# Work required:
Restate the data exactly as given and keep the pictures out.

# Dataset extract:
* * *

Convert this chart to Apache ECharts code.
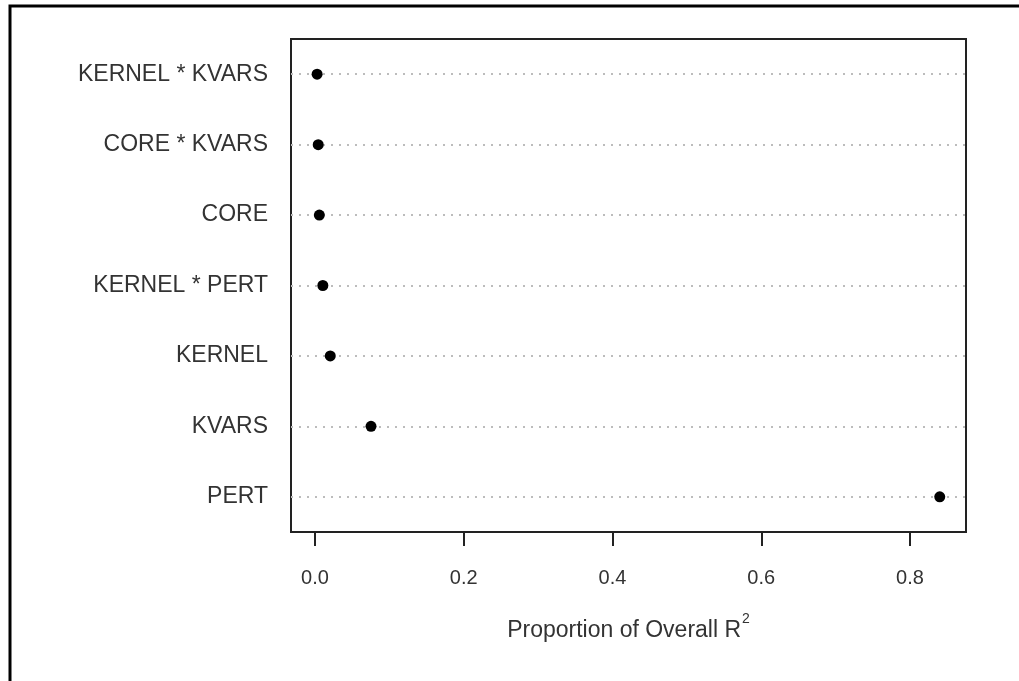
<!DOCTYPE html>
<html>
<head>
<meta charset="utf-8">
<script src="https://cdn.jsdelivr.net/npm/echarts@6/dist/echarts.min.js"></script>
<style>html,body{margin:0;padding:0;background:#fff;}#c{width:1019px;height:681px;}</style>
</head>
<body>
<div id="c"></div>
<script>
// categories listed bottom to top
const categories = ['PERT', 'KVARS', 'KERNEL', 'KERNEL * PERT', 'CORE', 'CORE * KVARS', 'KERNEL * KVARS'];
const values = [0.840, 0.0753, 0.0205, 0.0105, 0.0058, 0.0043, 0.0028];
const tickValues = [0, 0.2, 0.4, 0.6, 0.8];
const tickLabels = ['0.0', '0.2', '0.4', '0.6', '0.8'];

const FONT = 'Liberation Sans, Arial, sans-serif';
const chart = echarts.init(document.getElementById('c'), null, {renderer: 'canvas'});
chart.setOption({
  animation: false,
  backgroundColor: '#fff',
  graphic: [{
    type: 'rect', shape: {x: 10, y: 6, width: 1200, height: 900},
    style: {fill: 'none', stroke: '#000', lineWidth: 3}, silent: true, z: 100
  }],
  grid: {left: 291, top: 39, width: 675, height: 493, show: true, borderColor: '#222', borderWidth: 2, backgroundColor: 'transparent'},
  xAxis: {
    type: 'value', min: -0.0323, max: 0.8753,
    axisLine: {show: false},
    splitLine: {show: false},
    axisTick: {show: true, length: 14, inside: false, lineStyle: {color: '#222', width: 2}, customValues: tickValues},
    axisLabel: {
      customValues: tickValues, margin: 36, fontSize: 20, color: '#333', fontFamily: FONT,
      formatter: function (v) { const i = tickValues.findIndex(t => Math.abs(t - v) < 1e-9); return i >= 0 ? tickLabels[i] : ''; }
    },
    name: '{m|Proportion of Overall R}{sup|2}',
    nameLocation: 'middle', nameGap: 80,
    nameTextStyle: {fontSize: 23, color: '#333', fontFamily: FONT,
      rich: {
        m: {fontSize: 23, lineHeight: 30, verticalAlign: 'bottom', color: '#333', fontFamily: FONT},
        sup: {fontSize: 14, lineHeight: 30, verticalAlign: 'top', padding: [0, 0, 0, 1], color: '#333', fontFamily: FONT}
      }}
  },
  yAxis: {
    type: 'category', data: categories,
    axisLine: {show: false}, axisTick: {show: false}, splitLine: {show: false},
    axisLabel: {margin: 23, fontSize: 23, color: '#333', fontFamily: FONT}
  },
  series: [{
    type: 'scatter', data: values.map((v, i) => [v, categories[i]]),
    symbol: 'circle', symbolSize: 11,
    itemStyle: {color: '#000', opacity: 1},
    z: 5,
    markLine: {
      silent: true, symbol: 'none', label: {show: false},
      lineStyle: {color: '#bcbcbc', type: [2, 6], width: 2, opacity: 1},
      data: categories.map(c => ({yAxis: c}))
    }
  }]
});
</script>
</body>
</html>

* * *

# Completed exercise:
Convert this chart to Apache ECharts code.
<!DOCTYPE html>
<html>
<head>
<meta charset="utf-8">
<script src="https://cdn.jsdelivr.net/npm/echarts@6/dist/echarts.min.js"></script>
<style>html,body{margin:0;padding:0;background:#fff;}#c{width:1019px;height:681px;}</style>
</head>
<body>
<div id="c"></div>
<script>
// categories listed bottom to top
const categories = ['PERT', 'KVARS', 'KERNEL', 'KERNEL * PERT', 'CORE', 'CORE * KVARS', 'KERNEL * KVARS'];
const values = [0.840, 0.0753, 0.0205, 0.0105, 0.0058, 0.0043, 0.0028];
const tickValues = [0, 0.2, 0.4, 0.6, 0.8];
const tickLabels = ['0.0', '0.2', '0.4', '0.6', '0.8'];

const FONT = 'Liberation Sans, Arial, sans-serif';
const chart = echarts.init(document.getElementById('c'), null, {renderer: 'canvas'});
chart.setOption({
  animation: false,
  backgroundColor: '#fff',
  graphic: [{
    type: 'rect', shape: {x: 10, y: 6, width: 1200, height: 900},
    style: {fill: 'none', stroke: '#000', lineWidth: 3}, silent: true, z: 100
  }],
  grid: {left: 291, top: 39, width: 675, height: 493, show: true, borderColor: '#222', borderWidth: 2, backgroundColor: 'transparent'},
  xAxis: {
    type: 'value', min: -0.0323, max: 0.8753,
    axisLine: {show: false},
    splitLine: {show: false},
    axisTick: {show: true, length: 14, inside: false, lineStyle: {color: '#222', width: 2}, customValues: tickValues},
    axisLabel: {
      customValues: tickValues, margin: 36, fontSize: 20, color: '#333', fontFamily: FONT,
      formatter: function (v) { const i = tickValues.findIndex(t => Math.abs(t - v) < 1e-9); return i >= 0 ? tickLabels[i] : ''; }
    },
    name: '{m|Proportion of Overall R}{sup|2}',
    nameLocation: 'middle', nameGap: 80,
    nameTextStyle: {fontSize: 23, color: '#333', fontFamily: FONT,
      rich: {
        m: {fontSize: 23, lineHeight: 30, verticalAlign: 'bottom', color: '#333', fontFamily: FONT},
        sup: {fontSize: 14, lineHeight: 30, verticalAlign: 'top', padding: [0, 0, 0, 1], color: '#333', fontFamily: FONT}
      }}
  },
  yAxis: {
    type: 'category', data: categories,
    axisLine: {show: false}, axisTick: {show: false}, splitLine: {show: false},
    axisLabel: {margin: 23, fontSize: 23, color: '#333', fontFamily: FONT}
  },
  series: [{
    type: 'scatter', data: values.map((v, i) => [v, categories[i]]),
    symbol: 'circle', symbolSize: 11,
    itemStyle: {color: '#000', opacity: 1},
    z: 5,
    markLine: {
      silent: true, symbol: 'none', label: {show: false},
      lineStyle: {color: '#bcbcbc', type: [2, 6], width: 2, opacity: 1},
      data: categories.map(c => ({yAxis: c}))
    }
  }]
});
</script>
</body>
</html>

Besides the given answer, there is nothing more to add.